Within this environment, Greece currently occupies a distinctive position. With nationwide acceptance of instant payments, it is the first European market where a domestic A2A product, such as IRIS, is available both in e-commerce and at physical points of sale (POS), at national scale. Tens of thousands of online stores and more than one million physical acceptance points already offer payments via IRIS. The product is now widely available. The critical question, however, is not the existence of the infrastructure, but whether it will be utilized. In an ecosystem where habits have been shaped over decades around cards, the real challenge lies in awareness, familiarity and improving user experience through banks’ mobile apps, along with the right incentives. Otherwise, a national infrastructure of European significance risks remaining underutilized — not due to technological limitations, but due to inertia.

At this point, an important clarification is necessary. The history of technology shows that infrastructures do not mature first and then get adopted; the opposite is true. True maturity comes through usage, daily friction and gradual optimization. The same applies to instant payments. IRIS today is not in a pilot phase; it has the right architecture, the necessary scale and institutional support. The next phase is not waiting for the “perfect experience,” but active adoption — enabling the product to evolve organically, supported by the banks that offer it, where it truly matters: in the daily lives of citizens and businesses.

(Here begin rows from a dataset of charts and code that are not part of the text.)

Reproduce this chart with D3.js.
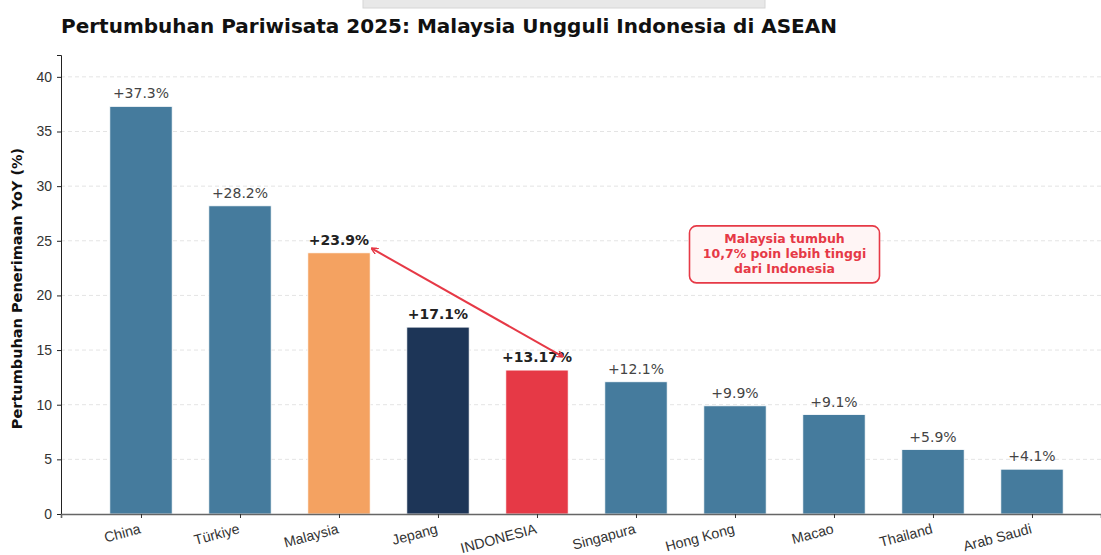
<!DOCTYPE html>
<html>
<head>
<meta charset="utf-8">
<script src="https://cdn.jsdelivr.net/npm/d3@7"></script>
<style>
  body { margin: 0; background: #fff; }
  svg { display: block; font-family: "DejaVu Sans", sans-serif; }
</style>
</head>
<body>
<div id="chart"></div>
<script>
var countries = ["China", "Türkiye", "Malaysia", "Jepang", "INDONESIA", "Singapura", "Hong Kong", "Macao", "Thailand", "Arab Saudi"];
var growth    = [37.3, 28.2, 23.9, 17.1, 13.17, 12.1, 9.9, 9.1, 5.9, 4.1];
var yTicks    = [0, 5, 10, 15, 20, 25, 30, 35, 40];
var highlight = {"Malaysia": "#f4a261", "Jepang": "#1d3557", "INDONESIA": "#e63946"};
var baseColor = "#457b9d";
var noteLines = ["Malaysia tumbuh", "10,7% poin lebih tinggi", "dari Indonesia"];

var width = 1101, height = 555;
var margins = {top: 55, bottom: 41, left: 61, right: 0};

var svg = d3.select("#chart").append("svg")
    .attr("width", width)
    .attr("height", height);

/* Grey strip at the top */
svg.append("rect")
    .attr("x", 363).attr("y", -2)
    .attr("width", 402).attr("height", 10)
    .attr("fill", "#e8e8e8")
    .attr("stroke", "#d6d6d6");

/* Scales */
var x = d3.scaleLinear()
    .domain([-0.808, 9.697])
    .range([margins.left, width - margins.right]);
var y = d3.scaleLinear()
    .domain([0, 42])
    .range([height - margins.bottom, margins.top]);
var barW = x(0.63) - x(0);

/* Title */
svg.append("text")
    .attr("x", 61).attr("y", 33)
    .attr("font-size", 20)
    .attr("font-weight", "bold")
    .attr("fill", "#111")
    .text("Pertumbuhan Pariwisata 2025: Malaysia Ungguli Indonesia di ASEAN");

/* Grid */
svg.append("g").selectAll("line")
    .data(yTicks.slice(1))
    .enter().append("line")
        .attr("x1", margins.left).attr("x2", width)
        .attr("y1", function(d) { return y(d); })
        .attr("y2", function(d) { return y(d); })
        .attr("stroke", "#e4e4e4")
        .attr("stroke-dasharray", "4,3");

/* Bars */
svg.append("g").selectAll("rect")
    .data(countries)
    .enter().append("rect")
        .attr("x", function(d, i) { return x(i) - barW / 2; })
        .attr("y", function(d, i) { return y(growth[i]); })
        .attr("width", barW)
        .attr("height", function(d, i) { return y(0) - y(growth[i]); })
        .attr("fill", function(d) { return highlight[d] || baseColor; })
        .attr("stroke", "#fff")
        .attr("stroke-width", 0.8);

/* Value labels */
svg.append("g").selectAll("text")
    .data(countries)
    .enter().append("text")
        .attr("x", function(d, i) { return x(i); })
        .attr("y", function(d, i) { return y(growth[i]) - 8; })
        .attr("text-anchor", "middle")
        .attr("font-size", 14)
        .attr("font-weight", function(d) { return highlight[d] ? "bold" : "normal"; })
        .attr("fill", function(d) { return highlight[d] ? "#222" : "#444"; })
        .text(function(d, i) { return "+" + growth[i] + "%"; });

/* Axes */
var yAxis = d3.axisLeft(y).tickValues(yTicks).tickSize(4).tickPadding(5);
var gy = svg.append("g")
    .attr("transform", "translate(" + margins.left + ",0)")
    .call(yAxis);
gy.select(".domain").attr("stroke", "#222").attr("stroke-width", 1);
gy.selectAll(".tick line").attr("stroke", "#222");
gy.selectAll(".tick text").attr("font-size", 14).attr("fill", "#333");

var xAxis = d3.axisBottom(x).tickValues(d3.range(countries.length)).tickSize(4)
    .tickFormat(function(i) { return countries[i]; });
var gx = svg.append("g")
    .attr("transform", "translate(0," + y(0) + ")")
    .call(xAxis);
gx.select(".domain").attr("stroke", "#666").attr("stroke-width", 1.6);
gx.selectAll(".tick line").attr("stroke", "#333");
gx.selectAll(".tick text")
    .attr("font-size", 14.2)
    .attr("fill", "#333")
    .attr("text-anchor", "end")
    .attr("dy", null)
    .attr("y", 0)
    .attr("transform", "translate(0,19) rotate(-15)");

/* Y label */
svg.append("text")
    .attr("transform", "translate(22," + ((y(0) + y(42)) / 2 + 4) + ") rotate(-90)")
    .attr("text-anchor", "middle")
    .attr("font-size", 14.5)
    .attr("font-weight", "bold")
    .attr("fill", "#111")
    .text("Pertumbuhan Penerimaan YoY (%)");

/* Double arrow Malaysia <-> Indonesia */
var defs = svg.append("defs");
defs.append("marker")
    .attr("id", "head")
    .attr("viewBox", "0 0 10 10")
    .attr("refX", 9).attr("refY", 5)
    .attr("markerWidth", 7).attr("markerHeight", 7)
    .attr("markerUnits", "userSpaceOnUse")
    .attr("orient", "auto-start-reverse")
    .append("path")
        .attr("d", "M0,0 L10,5 L0,10")
        .attr("fill", "none")
        .attr("stroke", "#e63946")
        .attr("stroke-width", 2);

svg.append("line")
    .attr("x1", x(2.33)).attr("y1", y(24.3))
    .attr("x2", x(4.26)).attr("y2", y(14.4))
    .attr("stroke", "#e63946")
    .attr("stroke-width", 2)
    .attr("marker-start", "url(#head)")
    .attr("marker-end", "url(#head)");

/* Note box */
var note = svg.append("g")
    .attr("transform", "translate(" + x(6.5) + "," + y(23.8) + ")");
note.append("rect")
    .attr("x", -95).attr("y", -28)
    .attr("width", 190).attr("height", 57)
    .attr("rx", 7)
    .attr("fill", "#fff5f5")
    .attr("stroke", "#e63946")
    .attr("stroke-width", 1.6);
note.selectAll("text")
    .data(noteLines)
    .enter().append("text")
        .attr("x", 0)
        .attr("y", function(d, i) { return (i - 1) * 15 + 4.5; })
        .attr("text-anchor", "middle")
        .attr("font-size", 12.5)
        .attr("font-weight", "bold")
        .attr("fill", "#e63946")
        .text(function(d) { return d; });
</script>
</body>
</html>
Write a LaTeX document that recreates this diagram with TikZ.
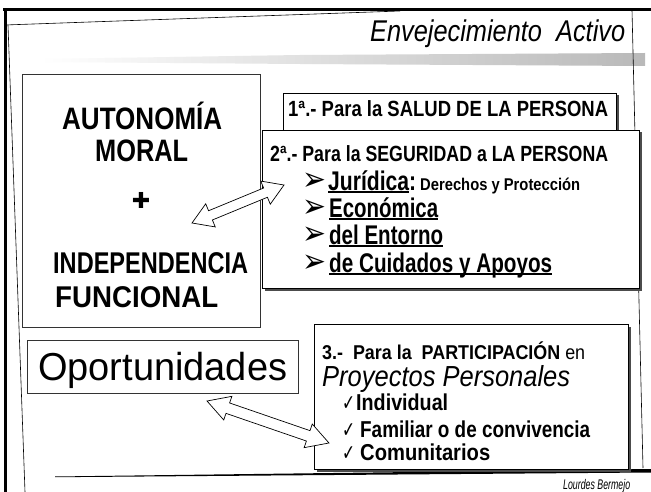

In the new world of payments, success does not belong to those who cling nostalgically to the past, but to those who adapt in time and embrace change before it overtakes them. Payment is becoming invisible, infrastructure moves backstage, and power shifts accordingly. The cost of inertia is no longer measured only in revenue lines, but in role, time and strategic positioning. In this environment, the brand of the payment method becomes less critical, while the quality of the underlying infrastructure becomes paramount: how immediate, reliable and cost-efficient it is.